THE sales and use of adulterated technology devices, especially desktops, laptops and notebooks, have become source of worry to concerned Nigerians. This development has caused loss of income to makers, users and the industry. In this interview, the Managing Director of Blueshield Technologies, Mr. Chidiebere Ugwu bared his mind on the  efforts of the HP computers to reduce the market volume of pirated products to an insignificant level. Excerpts:

WITH the increasing concern for piracy in the market, how do you go about sourcing your products?
Well, we make sure that we source our products from the right sources and genuine manufacturers. The essence of that is to make sure that whenever a customer buys a products from us, he buys the original so that they can get the desired value for their money, not just value for money but for other accrued benefits derivable in using original products.

What are your major constraints in the fight against piracy?
One thing I know is that it pays more doing the right thing because we want customers to get value for their money. This makes us talk more, go extra miles in enlightenment campaign which cost more, all in a bid to convince customers to buy genuine brands and to warn them on the dangers involved in buying pirated products.

What would you say has been the impact of your partnership with HP in the campaign?
With HP involvement, I can tell you that the fortunes of pirates has nosedived. With HP involvement, dealers on these technology products have understood better and why we must insist on goods directly from manufacturers or their accredited distributors. Now, we know better that instead of traveling abroad and transferring money to order goods, we can now buy the same goods locally here from the same companies.

The partnership has reduced customers fear of piracy and boosted the confidence level.
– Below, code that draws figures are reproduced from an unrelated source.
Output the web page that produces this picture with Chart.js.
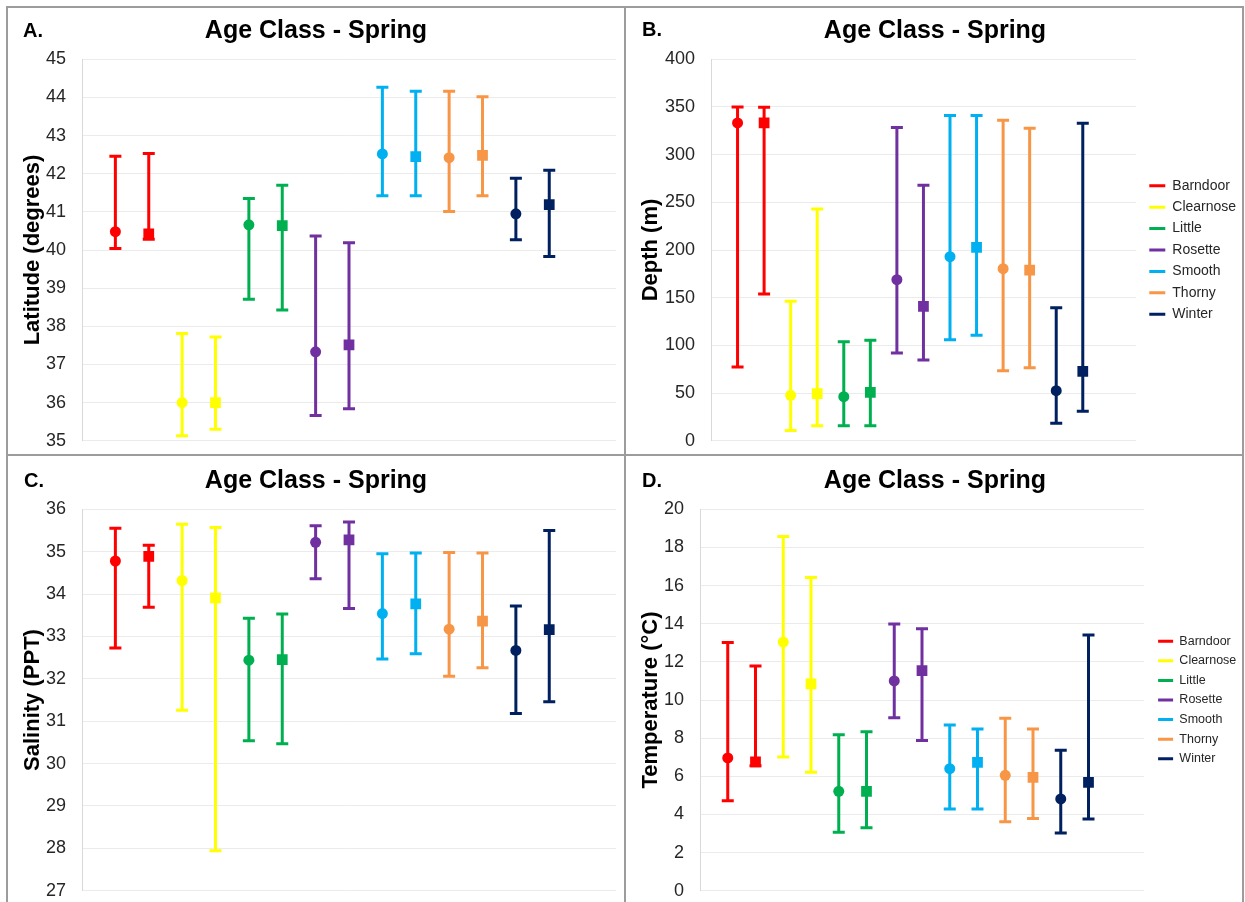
<!DOCTYPE html>
<html>
<head>
<meta charset="utf-8">
<script src="https://cdn.jsdelivr.net/npm/chart.js@4.4.1/dist/chart.umd.min.js"></script>
<style>
  html, body { margin: 0; padding: 0; background: #fff; }
  #page { position: relative; width: 1245px; height: 902px; overflow: hidden;
          font-family: "Liberation Sans", Arial, sans-serif; }
  .panel { position: absolute; width: 616px; height: 446px; }
  .rule { position: absolute; background: #9c9c9c; }
  .tag { position: absolute; font-weight: bold; font-size: 20px; line-height: 20px; color: #000; }
  .ttl { position: absolute; width: 400px; text-align: center; font-weight: bold;
         font-size: 25px; line-height: 30px; color: #000; white-space: nowrap; }
</style>
</head>
<body>
<div id="page">
  <div class="panel" style="left:8px;top:8px"><canvas id="chartLat" width="616" height="446"></canvas></div>
  <div class="panel" style="left:626px;top:8px"><canvas id="chartDepth" width="616" height="446"></canvas></div>
  <div class="panel" style="left:8px;top:456px"><canvas id="chartSal" width="616" height="446"></canvas></div>
  <div class="panel" style="left:626px;top:456px"><canvas id="chartTemp" width="616" height="446"></canvas></div>

  <div class="rule" style="left:6px;top:6px;width:1238px;height:2px"></div>
  <div class="rule" style="left:6px;top:454px;width:1238px;height:2px"></div>
  <div class="rule" style="left:6px;top:6px;width:2px;height:896px"></div>
  <div class="rule" style="left:624px;top:6px;width:2px;height:896px"></div>
  <div class="rule" style="left:1242px;top:6px;width:2px;height:896px"></div>

  <div class="tag" style="left:23px;top:20px">A.</div>
  <div class="tag" style="left:642px;top:19px">B.</div>
  <div class="tag" style="left:24px;top:470px">C.</div>
  <div class="tag" style="left:642px;top:470px">D.</div>

  <div class="ttl" style="left:116px;top:14px">Age Class - Spring</div>
  <div class="ttl" style="left:735px;top:14px">Age Class - Spring</div>
  <div class="ttl" style="left:116px;top:464px">Age Class - Spring</div>
  <div class="ttl" style="left:735px;top:464px">Age Class - Spring</div>
</div>

<script>
// Skate species, each with two age classes (circle = first class, square = second class)
const species = ['Barndoor', 'Clearnose', 'Little', 'Rosette', 'Smooth', 'Thorny', 'Winter'];
const speciesColors = ['#FF0000', '#FFFF00', '#00B050', '#7030A0', '#00B0F0', '#F79646', '#002060'];
const classStyles = ['circle', 'rect'];

// Values are listed per species as [class 1, class 2]
const latMean = [40.48, 40.42, 36.00, 36.00, 40.66, 40.64, 37.33, 37.51, 42.52, 42.45, 42.42, 42.48, 40.95, 41.19];
const latLow  = [40.04, 40.28, 35.13, 35.30, 38.71, 38.43, 35.66, 35.84, 41.42, 41.42, 41.01, 41.42, 40.27, 39.83];
const latHigh = [42.46, 42.53, 37.81, 37.72, 41.35, 41.70, 40.37, 40.19, 44.27, 44.16, 44.16, 44.02, 41.88, 42.09];

const depthMean = [333.3, 333.3, 47.6, 49.3, 46.2, 50.7, 168.9, 140.9, 193.0, 202.8, 180.4, 179.0, 52.5, 72.7];
const depthLow  = [77.3, 153.9, 10.8, 15.7, 15.7, 15.7, 92.0, 84.6, 106.0, 110.5, 73.4, 76.6, 18.2, 30.8];
const depthHigh = [350.0, 349.7, 146.2, 243.0, 103.9, 105.3, 328.4, 267.9, 341.0, 341.0, 336.0, 327.7, 139.5, 333.0];

const salMean = [34.78, 34.89, 34.32, 33.91, 32.44, 32.45, 35.22, 35.28, 33.54, 33.77, 33.17, 33.36, 32.67, 33.16];
const salLow  = [32.73, 33.69, 31.26, 27.94, 30.54, 30.47, 34.36, 33.66, 32.47, 32.59, 32.06, 32.26, 31.18, 31.46];
const salHigh = [35.55, 35.15, 35.65, 35.57, 33.43, 33.53, 35.61, 35.70, 34.95, 34.97, 34.98, 34.97, 33.72, 35.50];

const tempMean = [6.96, 6.75, 13.04, 10.84, 5.21, 5.21, 11.00, 11.54, 6.40, 6.73, 6.05, 5.94, 4.81, 5.68];
const tempLow  = [4.72, 6.55, 7.01, 6.21, 3.06, 3.30, 9.07, 7.87, 4.28, 4.28, 3.62, 3.79, 3.02, 3.76];
const tempHigh = [13.02, 11.78, 18.58, 16.43, 8.18, 8.34, 13.99, 13.74, 8.69, 8.48, 9.04, 8.48, 7.36, 13.41];

// y-axis tick values: [min, max, step]
const latTicks = [35, 45, 1];
const depthTicks = [0, 400, 50];
const salTicks = [27, 36, 1];
const tempTicks = [0, 20, 2];

const FONT = '"Liberation Sans", Arial, sans-serif';

// Vertical whiskers with caps, drawn behind the markers
const errorBars = {
  id: 'errorBars',
  beforeDatasetsDraw(chart) {
    const ctx = chart.ctx;
    const yScale = chart.scales.y;
    const cap = 6;
    chart.data.datasets.forEach((ds, di) => {
      const meta = chart.getDatasetMeta(di);
      meta.data.forEach((pt, i) => {
        const raw = ds.data[i];
        const yLo = yScale.getPixelForValue(raw.lo);
        const yHi = yScale.getPixelForValue(raw.hi);
        ctx.save();
        ctx.strokeStyle = ds.borderColor;
        ctx.lineWidth = 3;
        ctx.lineCap = 'butt';
        ctx.beginPath();
        ctx.moveTo(pt.x, yLo); ctx.lineTo(pt.x, yHi);
        ctx.moveTo(pt.x - cap, yLo); ctx.lineTo(pt.x + cap, yLo);
        ctx.moveTo(pt.x - cap, yHi); ctx.lineTo(pt.x + cap, yHi);
        ctx.stroke();
        ctx.restore();
      });
    });
  }
};

function buildDatasets(mean, low, high) {
  return species.map((name, s) => ({
    label: name,
    yAxisID: 'y',
    data: classStyles.map((_, c) => {
      const k = 2 * s + c;
      return { x: k + 1, y: mean[k], lo: low[k], hi: high[k] };
    }),
    backgroundColor: speciesColors[s],
    borderColor: speciesColors[s],
    borderWidth: 0,
    showLine: false,
    pointStyle: classStyles,
    pointRadius: [5.5, 7.6],
    pointHoverRadius: [5.5, 7.6],
    pointBorderWidth: 0
  }));
}

function makePanel(id, cfg) {
  const scales = {
    x: { type: 'linear', min: 0, max: 16, display: false },
    y: {
      type: 'linear',
      min: cfg.ticks[0], max: cfg.ticks[1],
      afterFit(scale) { scale.width = cfg.yWidth; },
      ticks: {
        stepSize: cfg.ticks[2],
        padding: 0,
        color: '#262626',
        font: { family: FONT, size: 18 }
      },
      // invisible tick marks keep the labels clear of the axis line
      grid: { color: '#ebebeb', lineWidth: 1, drawTicks: true, tickLength: 16, tickColor: 'rgba(0,0,0,0)' },
      border: { display: true, color: '#d9d9d9', width: 1 },
      title: {
        display: true,
        text: cfg.yTitle,
        color: '#000',
        padding: 0,
        font: { family: FONT, size: 22, weight: 'bold' }
      }
    }
  };
  if (cfg.legend) {
    // spacer between the plot area and the legend column
    scales.gap = {
      type: 'linear', position: 'right', display: true,
      grid: { display: false }, border: { display: false },
      ticks: { display: false },
      afterFit(scale) { scale.width = cfg.legend.gap; }
    };
  }
  const chart = new Chart(document.getElementById(id), {
    type: 'scatter',
    data: { datasets: buildDatasets(cfg.mean, cfg.low, cfg.high) },
    options: {
      responsive: false,
      animation: false,
      events: [],
      layout: { padding: cfg.padding },
      scales,
      plugins: {
        tooltip: { enabled: false },
        title: { display: false },
        legend: cfg.legend ? {
          display: true,
          position: 'right',
          fullSize: false,
          labels: {
            boxWidth: cfg.legend.boxWidth,
            boxHeight: 3,
            padding: cfg.legend.padding,
            color: '#262626',
            font: { family: FONT, size: cfg.legend.fontSize }
          }
        } : { display: false }
      }
    },
    plugins: [errorBars]
  });
  // keep the plot's right edge where the gridlines should end
  if (cfg.plotRight !== undefined) {
    for (let pass = 0; pass < 4; pass++) {
      const diff = chart.chartArea.right - cfg.plotRight;
      if (Math.abs(diff) < 0.2) break;
      chart.options.layout.padding.right += diff;
      chart.update();
    }
  }
  return chart;
}

makePanel('chartLat', {
  yTitle: 'Latitude (degrees)', mean: latMean, low: latLow, high: latHigh, ticks: latTicks,
  yWidth: 62, padding: { top: 51.3, left: 12, right: 8, bottom: 13.3 }
});
makePanel('chartDepth', {
  yTitle: 'Depth (m)', mean: depthMean, low: depthLow, high: depthHigh, ticks: depthTicks,
  yWidth: 73, padding: { top: 51.3, left: 12, right: 0, bottom: 13.3 }, plotRight: 510,
  legend: { gap: 6, boxWidth: 16, padding: 7.4, fontSize: 14 }
});
makePanel('chartSal', {
  yTitle: 'Salinity (PPT)', mean: salMean, low: salLow, high: salHigh, ticks: salTicks,
  yWidth: 62, padding: { top: 53.3, left: 12, right: 8, bottom: 11.3 }
});
makePanel('chartTemp', {
  yTitle: 'Temperature (°C)', mean: tempMean, low: tempLow, high: tempHigh, ticks: tempTicks,
  yWidth: 62, padding: { top: 53.3, left: 12, right: 0, bottom: 11.3 }, plotRight: 518,
  legend: { gap: 7, boxWidth: 15, padding: 7.1, fontSize: 12.5 }
});
</script>
</body>
</html>
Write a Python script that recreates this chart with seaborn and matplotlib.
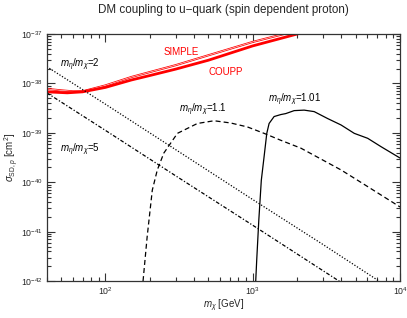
import numpy as np
import seaborn as sns
import matplotlib
matplotlib.use("Agg")
import matplotlib.pyplot as plt

# masses in GeV, cross sections as log10(sigma / cm^2)
simple_m = [40, 50, 60, 70, 100, 150, 200, 300, 500, 1000, 1626, 3000]
simple_logs = [-38.11, -38.14, -38.16, -38.16, -38.04, -37.87, -37.77, -37.63, -37.43, -37.16, -37.0, -36.77]

coupp_m = [40, 55, 70, 100, 150, 200, 300, 500, 1000, 2000, 3000]
coupp_logs = [-38.17, -38.19, -38.17, -38.08, -37.93, -37.84, -37.71, -37.53, -37.24, -37.0, -36.85]

r2_m = [40, 100, 300, 1000, 3000, 7200, 10000]
r2_logs = [-37.66, -38.42, -39.34, -40.35, -41.26, -42.0, -42.27]

r5_m = [40, 100, 300, 1000, 3000, 4000]
r5_logs = [-38.19, -38.95, -39.87, -40.87, -41.79, -42.03]

r11_m = [180, 192, 208, 225, 249, 308, 421, 546, 708, 920, 1194, 1549, 2123, 2904, 3972, 5152, 10000]
r11_logs = [-42.0, -41.10, -40.16, -39.75, -39.41, -39.01, -38.81, -38.755, -38.80, -38.88,
            -39.01, -39.15, -39.31, -39.53, -39.75, -39.96, -40.50]

r101_m = [1047, 1064, 1099, 1143, 1194, 1245, 1291, 1396, 1549, 1675, 1910, 2234, 2612,
          3221, 3972, 4887, 6026, 7430, 10000]
r101_logs = [-42.01, -41.57, -40.77, -39.96, -39.48, -39.01, -38.81, -38.67, -38.63, -38.61,
             -38.55, -38.54, -38.57, -38.71, -38.84, -39.01, -39.11, -39.28, -39.51]

sns.set_style("ticks")
plt.rcParams['font.family'] = ['Liberation Sans', 'DejaVu Sans']
plt.rcParams['mathtext.fontset'] = 'custom'
plt.rcParams['mathtext.rm'] = 'Liberation Sans'
plt.rcParams['mathtext.it'] = 'Liberation Sans:italic'
plt.rcParams['mathtext.bf'] = 'Liberation Sans:bold'

fig = plt.figure(figsize=(4.07, 3.18), dpi=100)
ax = fig.add_axes([0.115, 0.116, 0.868, 0.777])

def sig(v):
    return 10.0 ** np.array(v)

sns.lineplot(x=simple_m, y=sig(simple_logs), ax=ax, color="red", lw=1.5, sort=False)
sns.lineplot(x=simple_m, y=sig(simple_logs), ax=ax, color="white", lw=0.4, sort=False)
sns.lineplot(x=coupp_m, y=sig(coupp_logs), ax=ax, color="red", lw=2.0, sort=False)
sns.lineplot(x=r2_m, y=sig(r2_logs), ax=ax, color="black", lw=0.9, linestyle=(0, (1, 1.4)), sort=False)
sns.lineplot(x=r5_m, y=sig(r5_logs), ax=ax, color="black", lw=0.9, linestyle=(0, (3, 1.5, 1, 1.5)), sort=False)
sns.lineplot(x=r11_m, y=sig(r11_logs), ax=ax, color="black", lw=0.9, linestyle=(0, (4, 2.5)), sort=False)
sns.lineplot(x=r101_m, y=sig(r101_logs), ax=ax, color="black", lw=0.9, sort=False)

ax.set_xscale("log")
ax.set_yscale("log")
ax.set_xlim(40, 1e4)
ax.set_ylim(1e-42, 1e-37)

for s in ax.spines.values():
    s.set_color("#333333")
    s.set_linewidth(0.9)
ax.tick_params(which="both", direction="in", top=True, right=True, labelsize=6.3,
               color="#333333", width=0.8, pad=3)
ax.tick_params(which="major", length=6)
ax.tick_params(which="minor", length=3)

lab = dict(fontsize=7, color="black")
ax.text(49, 10 ** -37.63, r"$m_\eta/m_\chi$=2", ha="left", va="center", **lab)
ax.text(49, 10 ** -39.35, r"$m_\eta/m_\chi$=5", ha="left", va="center", **lab)
ax.text(314, 10 ** -38.54, r"$m_\eta/m_\chi$=1.1", ha="left", va="center", **lab)
ax.text(1265, 10 ** -38.34, r"$m_\eta/m_\chi$=1.01", ha="left", va="center", **lab)
ax.text(248, 10 ** -37.36, "SIMPLE", ha="left", va="center", fontsize=7, color="red")
ax.text(502, 10 ** -37.77, "COUPP", ha="left", va="center", fontsize=7, color="red")

ax.set_title("DM coupling to u\u2212quark (spin dependent proton)", fontsize=8.4, pad=15)
ax.set_xlabel(r"$m_\chi$ [GeV]", fontsize=7)
ax.set_ylabel(r"$\sigma_{\mathrm{SD},p}$ [cm$^2$]", fontsize=7)
ax.xaxis.set_label_coords(0.5, -0.10)
ax.yaxis.set_label_coords(-0.098, 0.5)
ax.xaxis.label.set_va("center")
ax.yaxis.label.set_va("center")

fig.savefig("out.png", dpi=100)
I’m happy that HP has not rested in this campaign. Every day, they try to come up with a new strategy to fight piracy. We now have what is called Hologram. The technology was designed in such a way that no fraudster has been able to break into it. It is a kind of technology where a secret code is sent to HP data centre for confirmation of the authenticity of a particular product. We also have learnt other secret codes like the expiry date of a cartridge in a printer.

With this technology, I can say that the volume of sales has increased from 30% to 70% and both dealers and customers are now happy using with authentic products. Again, another strategy initiated by HP is the identification of products’ batch number on the content and the packaging. This is one easy way of discovering whether a product is fake or original. The important thing is that HP has a website, where people can go and enquire the genuineness of any products. Also, from time to time, it sends surveillance team to our shops to monitor compliance with standards. This to a great extent discourage people who ordinarily would have want o engage in adulterated products refrain from doing so.

How do you get all these message across to your customers?
We use different kinds of communication channels to send the message across to our customers including twitter, facebook, google, newspaper, radio, roadshow and hand bills among others.

What are the likely implications of buying adulterated product?
The idea of buying bad products should be condemned. Counterfeiting itself is wrong both morally and economically. It does not pay when you use your money to buy something and you can’t get value in return. It is a painful experience.
Another disaster about patronizing pirated products is that anything printed with them does not last. It wears out over time. At the end, the buyer will not get quality output and value for money. On our side, pirated products affect us economically.